**Problem statement**
Omit images. Retype all entries verbatim.

+++ Material for the task +++

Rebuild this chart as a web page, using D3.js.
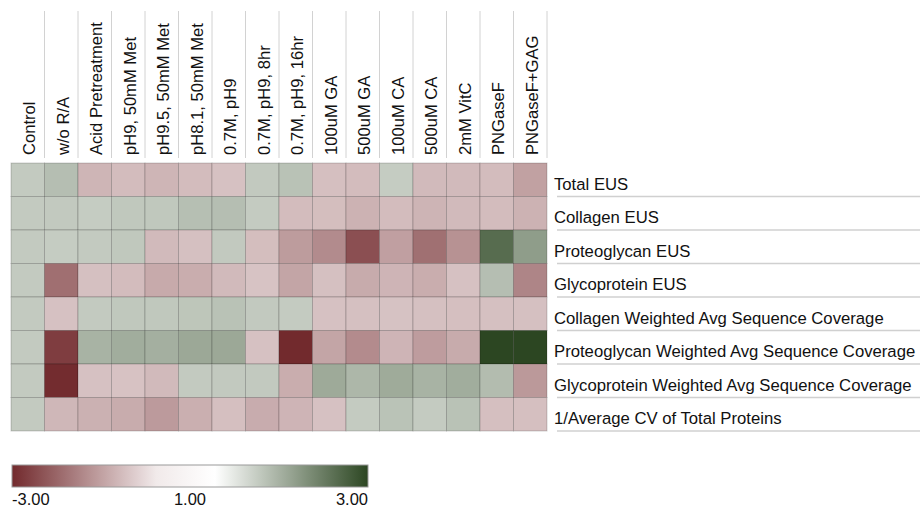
<!DOCTYPE html>
<html>
<head>
<meta charset="utf-8">
<script src="https://cdn.jsdelivr.net/npm/d3@7"></script>
<style>
  body { margin: 0; background: #fff; }
  svg { display: block; font-family: "Liberation Sans", Arial, sans-serif; }
</style>
</head>
<body>
<div id="heatmap"></div>
<script>
// columns (treatments)
var conditions = ["Control", "w/o R/A", "Acid Pretreatment", "pH9, 50mM Met", "pH9.5, 50mM Met",
  "pH8.1, 50mM Met", "0.7M, pH9", "0.7M, pH9, 8hr", "0.7M, pH9, 16hr", "100uM GA", "500uM GA",
  "100uM CA", "500uM CA", "2mM VitC", "PNGaseF", "PNGaseF+GAG"];

// rows (metrics)
var metrics = ["Total EUS", "Collagen EUS", "Proteoglycan EUS", "Glycoprotein EUS",
  "Collagen Weighted Avg Sequence Coverage", "Proteoglycan Weighted Avg Sequence Coverage",
  "Glycoprotein Weighted Avg Sequence Coverage", "1/Average CV of Total Proteins"];

// values, one array per row
var totalEUS      = [1.57, 1.70, -0.39, -0.26, -0.39, -0.26, -0.16, 1.58, 1.66, -0.20, -0.25, 1.55, -0.30, -0.30, -0.25, -0.77];
var collagenEUS   = [1.57, 1.58, 1.55, 1.60, 1.60, 1.69, 1.70, 1.56, -0.26, -0.23, -0.45, -0.26, -0.41, -0.30, -0.26, -0.45];
var proteoEUS     = [1.57, 1.55, 1.57, 1.60, -0.30, -0.18, 1.58, -0.23, -0.86, -1.18, -2.30, -0.80, -1.69, -1.05, 2.59, 2.06];
var glycoEUS      = [1.57, -1.70, -0.18, -0.26, -0.60, -0.54, -0.30, -0.13, -0.69, -0.19, -0.58, -0.40, -0.54, -0.17, 1.70, -1.29];
var collagenSC    = [1.57, -0.17, 1.57, 1.60, 1.60, 1.62, 1.66, 1.58, 1.56, -0.16, -0.18, -0.15, -0.19, -0.20, -0.18, -0.18];
var proteoSC      = [1.57, -2.64, 1.82, 1.89, 1.86, 1.94, 1.94, -0.17, -3.00, -0.69, -1.17, -0.40, -0.85, -0.58, 3.00, 3.00];
var glycoSC       = [1.57, -2.97, -0.17, -0.14, -0.30, 1.57, 1.58, 1.58, -0.54, 1.92, 1.78, 1.91, 1.82, 1.89, 1.72, -0.92];
var avgCV         = [1.57, -0.35, -0.47, -0.56, -0.89, -0.50, -0.20, -0.55, -0.40, -0.16, 1.56, 1.65, 1.56, 1.66, -0.20, -0.20];

var rowsValues = [totalEUS, collagenEUS, proteoEUS, glycoEUS, collagenSC, proteoSC, glycoSC, avgCV];

// legend
var legendDomain = [-3, 1, 3];
var legendTicks = ["-3.00", "1.00", "3.00"];

var W = 920, H = 508;

var svg = d3.select("#heatmap")
  .append("svg")
    .attr("width", W)
    .attr("height", H);

var x = d3.scaleBand()
  .domain(conditions)
  .range([11, 547]);

var y = d3.scaleBand()
  .domain(metrics)
  .range([163, 431]);

var color = d3.scaleLinear()
  .domain(legendDomain)
  .range(["#722a2d", "#ffffff", "#2c4622"])
  .clamp(true);

var cells = [];
rowsValues.forEach(function(vals, r) {
  vals.forEach(function(v, c) {
    cells.push({ metric: metrics[r], cond: conditions[c], value: v });
  });
});

// Cells
svg.selectAll("rect.cell")
  .data(cells)
  .enter()
  .append("rect")
    .attr("class", "cell")
    .attr("x", function(d) { return x(d.cond); })
    .attr("y", function(d) { return y(d.metric); })
    .attr("width", x.bandwidth())
    .attr("height", y.bandwidth())
    .style("fill", function(d) { return color(d.value); })
    .attr("stroke", "rgba(0,0,0,0.18)")
    .attr("stroke-width", 1);

// Column separators in header
svg.selectAll("line.colsep")
  .data(conditions)
  .enter()
  .append("line")
    .attr("x1", function(d) { return x(d) + x.bandwidth(); })
    .attr("x2", function(d) { return x(d) + x.bandwidth(); })
    .attr("y1", 11)
    .attr("y2", 158)
    .attr("stroke", "#d2d2d2")
    .attr("stroke-width", 1);

// Column labels
svg.selectAll("text.collab")
  .data(conditions)
  .enter()
  .append("text")
    .attr("transform", function(d) {
      return "translate(" + (x(d) + x.bandwidth() / 2 + 7.5) + ",155)rotate(-90)";
    })
    .style("font-size", "16.6px")
    .style("fill", "#111")
    .text(function(d) { return d; });

// Row labels + underlines
svg.selectAll("line.rowsep")
  .data(metrics)
  .enter()
  .append("line")
    .attr("x1", 557)
    .attr("x2", W)
    .attr("y1", function(d) { return y(d) + y.bandwidth(); })
    .attr("y2", function(d) { return y(d) + y.bandwidth(); })
    .attr("stroke", "#d0d0d0")
    .attr("stroke-width", 1.5);

svg.selectAll("text.rowlab")
  .data(metrics)
  .enter()
  .append("text")
    .attr("x", 554)
    .attr("y", function(d) { return y(d) + y.bandwidth() - 7; })
    .style("font-size", "16.7px")
    .style("fill", "#111")
    .text(function(d) { return d; });

// Colour legend (white band kept a little wider around 1.00)
var lx = d3.scaleLinear().domain(legendDomain).range([12, 190, 368]);
var legPos = d3.scaleLinear().domain([-3, 1, 1, 3]).range([0, 0.45, 0.57, 1]);

var defs = svg.append("defs");
var grad = defs.append("linearGradient")
  .attr("id", "legendGrad")
  .attr("x1", "0%").attr("x2", "100%").attr("y1", "0%").attr("y2", "0%");

var redSide = d3.range(0, 11).map(function(i) { return -3 + i * 0.4; });
var greenSide = d3.range(0, 11).map(function(i) { return 1 + i * 0.2; });

redSide.forEach(function(v) {
  grad.append("stop")
    .attr("offset", (legPos(v) * 100) + "%")
    .attr("stop-color", color(v));
});
greenSide.forEach(function(v, i) {
  grad.append("stop")
    .attr("offset", ((i === 0 ? 0.57 : 0.57 + (v - 1) / 2 * 0.43) * 100) + "%")
    .attr("stop-color", color(v));
});

svg.append("rect")
  .attr("x", lx(-3))
  .attr("y", 465)
  .attr("width", lx(3) - lx(-3))
  .attr("height", 22)
  .style("fill", "url(#legendGrad)")
  .attr("stroke", "#9a9a9a")
  .attr("stroke-width", 1);

svg.selectAll("text.legtick")
  .data(legendDomain)
  .enter()
  .append("text")
    .attr("x", function(d) { return lx(d); })
    .attr("y", 505)
    .attr("text-anchor", function(d, i) { return i === 0 ? "start" : (i === 2 ? "end" : "middle"); })
    .style("font-size", "16.5px")
    .style("fill", "#111")
    .text(function(d, i) { return legendTicks[i]; });
</script>
</body>
</html>
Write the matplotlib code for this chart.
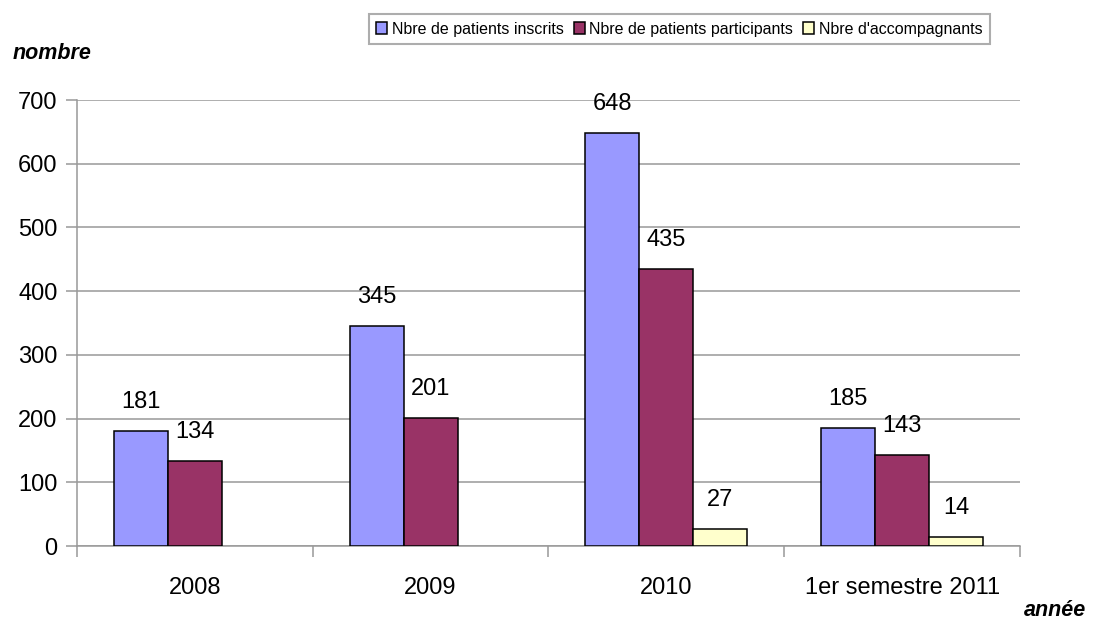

+++

**The response**
Rebuild this chart as a web page, using D3.js.
<!DOCTYPE html>
<html>
<head>
<meta charset="utf-8">
<script src="https://cdn.jsdelivr.net/npm/d3@7"></script>
<style>
  body { margin: 0; background: #fff; }
  svg { display: block; font-family: "Liberation Sans", Arial, sans-serif; }
</style>
</head>
<body>
<div id="heatmap"></div>
<script>
// columns (treatments)
var conditions = ["Control", "w/o R/A", "Acid Pretreatment", "pH9, 50mM Met", "pH9.5, 50mM Met",
  "pH8.1, 50mM Met", "0.7M, pH9", "0.7M, pH9, 8hr", "0.7M, pH9, 16hr", "100uM GA", "500uM GA",
  "100uM CA", "500uM CA", "2mM VitC", "PNGaseF", "PNGaseF+GAG"];

// rows (metrics)
var metrics = ["Total EUS", "Collagen EUS", "Proteoglycan EUS", "Glycoprotein EUS",
  "Collagen Weighted Avg Sequence Coverage", "Proteoglycan Weighted Avg Sequence Coverage",
  "Glycoprotein Weighted Avg Sequence Coverage", "1/Average CV of Total Proteins"];

// values, one array per row
var totalEUS      = [1.57, 1.70, -0.39, -0.26, -0.39, -0.26, -0.16, 1.58, 1.66, -0.20, -0.25, 1.55, -0.30, -0.30, -0.25, -0.77];
var collagenEUS   = [1.57, 1.58, 1.55, 1.60, 1.60, 1.69, 1.70, 1.56, -0.26, -0.23, -0.45, -0.26, -0.41, -0.30, -0.26, -0.45];
var proteoEUS     = [1.57, 1.55, 1.57, 1.60, -0.30, -0.18, 1.58, -0.23, -0.86, -1.18, -2.30, -0.80, -1.69, -1.05, 2.59, 2.06];
var glycoEUS      = [1.57, -1.70, -0.18, -0.26, -0.60, -0.54, -0.30, -0.13, -0.69, -0.19, -0.58, -0.40, -0.54, -0.17, 1.70, -1.29];
var collagenSC    = [1.57, -0.17, 1.57, 1.60, 1.60, 1.62, 1.66, 1.58, 1.56, -0.16, -0.18, -0.15, -0.19, -0.20, -0.18, -0.18];
var proteoSC      = [1.57, -2.64, 1.82, 1.89, 1.86, 1.94, 1.94, -0.17, -3.00, -0.69, -1.17, -0.40, -0.85, -0.58, 3.00, 3.00];
var glycoSC       = [1.57, -2.97, -0.17, -0.14, -0.30, 1.57, 1.58, 1.58, -0.54, 1.92, 1.78, 1.91, 1.82, 1.89, 1.72, -0.92];
var avgCV         = [1.57, -0.35, -0.47, -0.56, -0.89, -0.50, -0.20, -0.55, -0.40, -0.16, 1.56, 1.65, 1.56, 1.66, -0.20, -0.20];

var rowsValues = [totalEUS, collagenEUS, proteoEUS, glycoEUS, collagenSC, proteoSC, glycoSC, avgCV];

// legend
var legendDomain = [-3, 1, 3];
var legendTicks = ["-3.00", "1.00", "3.00"];

var W = 920, H = 508;

var svg = d3.select("#heatmap")
  .append("svg")
    .attr("width", W)
    .attr("height", H);

var x = d3.scaleBand()
  .domain(conditions)
  .range([11, 547]);

var y = d3.scaleBand()
  .domain(metrics)
  .range([163, 431]);

var color = d3.scaleLinear()
  .domain(legendDomain)
  .range(["#722a2d", "#ffffff", "#2c4622"])
  .clamp(true);

var cells = [];
rowsValues.forEach(function(vals, r) {
  vals.forEach(function(v, c) {
    cells.push({ metric: metrics[r], cond: conditions[c], value: v });
  });
});

// Cells
svg.selectAll("rect.cell")
  .data(cells)
  .enter()
  .append("rect")
    .attr("class", "cell")
    .attr("x", function(d) { return x(d.cond); })
    .attr("y", function(d) { return y(d.metric); })
    .attr("width", x.bandwidth())
    .attr("height", y.bandwidth())
    .style("fill", function(d) { return color(d.value); })
    .attr("stroke", "rgba(0,0,0,0.18)")
    .attr("stroke-width", 1);

// Column separators in header
svg.selectAll("line.colsep")
  .data(conditions)
  .enter()
  .append("line")
    .attr("x1", function(d) { return x(d) + x.bandwidth(); })
    .attr("x2", function(d) { return x(d) + x.bandwidth(); })
    .attr("y1", 11)
    .attr("y2", 158)
    .attr("stroke", "#d2d2d2")
    .attr("stroke-width", 1);

// Column labels
svg.selectAll("text.collab")
  .data(conditions)
  .enter()
  .append("text")
    .attr("transform", function(d) {
      return "translate(" + (x(d) + x.bandwidth() / 2 + 7.5) + ",155)rotate(-90)";
    })
    .style("font-size", "16.6px")
    .style("fill", "#111")
    .text(function(d) { return d; });

// Row labels + underlines
svg.selectAll("line.rowsep")
  .data(metrics)
  .enter()
  .append("line")
    .attr("x1", 557)
    .attr("x2", W)
    .attr("y1", function(d) { return y(d) + y.bandwidth(); })
    .attr("y2", function(d) { return y(d) + y.bandwidth(); })
    .attr("stroke", "#d0d0d0")
    .attr("stroke-width", 1.5);

svg.selectAll("text.rowlab")
  .data(metrics)
  .enter()
  .append("text")
    .attr("x", 554)
    .attr("y", function(d) { return y(d) + y.bandwidth() - 7; })
    .style("font-size", "16.7px")
    .style("fill", "#111")
    .text(function(d) { return d; });

// Colour legend (white band kept a little wider around 1.00)
var lx = d3.scaleLinear().domain(legendDomain).range([12, 190, 368]);
var legPos = d3.scaleLinear().domain([-3, 1, 1, 3]).range([0, 0.45, 0.57, 1]);

var defs = svg.append("defs");
var grad = defs.append("linearGradient")
  .attr("id", "legendGrad")
  .attr("x1", "0%").attr("x2", "100%").attr("y1", "0%").attr("y2", "0%");

var redSide = d3.range(0, 11).map(function(i) { return -3 + i * 0.4; });
var greenSide = d3.range(0, 11).map(function(i) { return 1 + i * 0.2; });

redSide.forEach(function(v) {
  grad.append("stop")
    .attr("offset", (legPos(v) * 100) + "%")
    .attr("stop-color", color(v));
});
greenSide.forEach(function(v, i) {
  grad.append("stop")
    .attr("offset", ((i === 0 ? 0.57 : 0.57 + (v - 1) / 2 * 0.43) * 100) + "%")
    .attr("stop-color", color(v));
});

svg.append("rect")
  .attr("x", lx(-3))
  .attr("y", 465)
  .attr("width", lx(3) - lx(-3))
  .attr("height", 22)
  .style("fill", "url(#legendGrad)")
  .attr("stroke", "#9a9a9a")
  .attr("stroke-width", 1);

svg.selectAll("text.legtick")
  .data(legendDomain)
  .enter()
  .append("text")
    .attr("x", function(d) { return lx(d); })
    .attr("y", 505)
    .attr("text-anchor", function(d, i) { return i === 0 ? "start" : (i === 2 ? "end" : "middle"); })
    .style("font-size", "16.5px")
    .style("fill", "#111")
    .text(function(d, i) { return legendTicks[i]; });
</script>
</body>
</html>
Write the matplotlib code for this chart.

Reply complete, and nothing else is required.